Both the Ministry for Housing, Communities, and Local Government (MHCLG) and individual MCAs have expressed an interest in evaluating the overall impact of devolution. An impact evaluation would assess whether devolution had an impact on (that is, caused a change in) outcomes for an area that had received devolved powers and funding compared to similar areas that had not. Alternatively, an evaluation could look at the impact of devolution across multiple MCAs.
This briefing aims to help policymakers think through the feasibility of evaluating the impact of devolution.
Overall assessment and alternatives
Overall, our assessment is that it is likely to be extremely difficult to evaluate devolution as a whole due to how the policy has been designed and implemented over time. Whilst there may be some options available, they are likely to either use less robust methods or not provide convincing answers to key policy questions.

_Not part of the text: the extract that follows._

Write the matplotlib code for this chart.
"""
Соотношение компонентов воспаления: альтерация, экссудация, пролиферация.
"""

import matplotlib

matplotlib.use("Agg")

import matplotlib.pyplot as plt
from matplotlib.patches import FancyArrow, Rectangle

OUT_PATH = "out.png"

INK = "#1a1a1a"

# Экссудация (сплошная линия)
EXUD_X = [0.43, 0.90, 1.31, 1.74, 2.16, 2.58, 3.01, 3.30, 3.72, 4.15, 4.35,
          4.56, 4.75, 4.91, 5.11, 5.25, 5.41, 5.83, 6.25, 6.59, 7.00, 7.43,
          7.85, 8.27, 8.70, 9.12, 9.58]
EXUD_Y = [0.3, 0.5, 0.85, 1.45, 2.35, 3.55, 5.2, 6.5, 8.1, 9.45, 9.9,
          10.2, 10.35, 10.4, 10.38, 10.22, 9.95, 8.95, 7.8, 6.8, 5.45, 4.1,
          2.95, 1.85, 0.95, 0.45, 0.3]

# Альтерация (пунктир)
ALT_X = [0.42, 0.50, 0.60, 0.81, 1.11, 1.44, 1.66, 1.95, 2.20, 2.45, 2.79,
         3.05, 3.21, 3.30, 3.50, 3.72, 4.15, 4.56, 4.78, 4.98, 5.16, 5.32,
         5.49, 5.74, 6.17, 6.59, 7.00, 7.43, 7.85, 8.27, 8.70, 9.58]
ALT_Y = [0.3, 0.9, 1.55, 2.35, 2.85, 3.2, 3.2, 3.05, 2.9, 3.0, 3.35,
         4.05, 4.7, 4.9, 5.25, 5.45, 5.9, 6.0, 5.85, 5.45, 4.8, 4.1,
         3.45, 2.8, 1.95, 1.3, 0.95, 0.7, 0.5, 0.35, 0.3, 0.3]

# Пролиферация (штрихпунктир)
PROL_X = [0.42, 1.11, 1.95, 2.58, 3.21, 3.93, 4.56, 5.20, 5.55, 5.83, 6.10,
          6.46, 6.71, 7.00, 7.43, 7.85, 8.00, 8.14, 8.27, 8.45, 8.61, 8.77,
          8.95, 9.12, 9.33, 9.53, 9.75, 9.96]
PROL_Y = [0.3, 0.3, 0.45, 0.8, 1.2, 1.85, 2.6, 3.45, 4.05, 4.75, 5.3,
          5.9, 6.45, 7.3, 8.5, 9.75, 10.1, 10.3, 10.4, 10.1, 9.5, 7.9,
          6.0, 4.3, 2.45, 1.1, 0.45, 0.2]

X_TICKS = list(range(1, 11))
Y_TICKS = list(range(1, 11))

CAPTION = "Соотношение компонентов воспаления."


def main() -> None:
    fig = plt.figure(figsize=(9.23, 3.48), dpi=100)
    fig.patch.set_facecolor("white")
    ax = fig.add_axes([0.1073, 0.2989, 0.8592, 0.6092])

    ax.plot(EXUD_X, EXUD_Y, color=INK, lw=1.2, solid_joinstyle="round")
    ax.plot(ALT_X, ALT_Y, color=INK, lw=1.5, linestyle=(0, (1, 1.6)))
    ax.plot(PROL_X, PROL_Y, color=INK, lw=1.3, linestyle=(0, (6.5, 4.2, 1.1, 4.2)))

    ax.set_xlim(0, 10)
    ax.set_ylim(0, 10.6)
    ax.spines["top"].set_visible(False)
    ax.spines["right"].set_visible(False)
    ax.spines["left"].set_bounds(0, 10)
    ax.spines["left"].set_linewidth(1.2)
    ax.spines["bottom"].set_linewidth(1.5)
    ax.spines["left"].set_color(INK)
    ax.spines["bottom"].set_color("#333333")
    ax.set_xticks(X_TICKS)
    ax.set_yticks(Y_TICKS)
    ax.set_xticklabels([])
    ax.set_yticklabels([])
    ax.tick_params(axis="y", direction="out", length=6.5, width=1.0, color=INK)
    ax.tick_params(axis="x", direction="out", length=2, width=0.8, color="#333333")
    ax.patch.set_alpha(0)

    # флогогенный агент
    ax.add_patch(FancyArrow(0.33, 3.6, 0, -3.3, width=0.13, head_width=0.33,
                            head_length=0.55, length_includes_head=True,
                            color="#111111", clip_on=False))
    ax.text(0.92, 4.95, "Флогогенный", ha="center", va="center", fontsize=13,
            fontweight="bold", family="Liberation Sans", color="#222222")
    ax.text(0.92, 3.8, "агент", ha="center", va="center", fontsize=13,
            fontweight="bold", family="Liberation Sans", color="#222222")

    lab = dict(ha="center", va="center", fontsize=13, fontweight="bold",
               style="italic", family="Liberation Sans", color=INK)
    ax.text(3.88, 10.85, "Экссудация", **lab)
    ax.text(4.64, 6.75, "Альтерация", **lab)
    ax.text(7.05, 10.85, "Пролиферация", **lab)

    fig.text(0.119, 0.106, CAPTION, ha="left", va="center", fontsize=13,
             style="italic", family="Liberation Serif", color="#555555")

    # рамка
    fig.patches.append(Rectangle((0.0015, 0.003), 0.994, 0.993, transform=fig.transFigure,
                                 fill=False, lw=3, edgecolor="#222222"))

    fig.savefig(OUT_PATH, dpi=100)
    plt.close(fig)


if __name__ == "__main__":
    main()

Even though evaluation of devolution as a whole is unlikely to be possible, it should be possible to undertake impact evaluation of some policies, programmes or projects delivered by MCAs as a result of funds or powers received through a devolution deal. This could include:
- Evaluating single interventions within a programme.
- Evaluating multiple interventions with a shared outcome.
- Evaluating multiple interventions that targeted the same geographic area within a devolved area.
There is scope to use a wide range of counterfactual impact evaluation methods to evaluate interventions, especially if evaluation is built in from the design phase.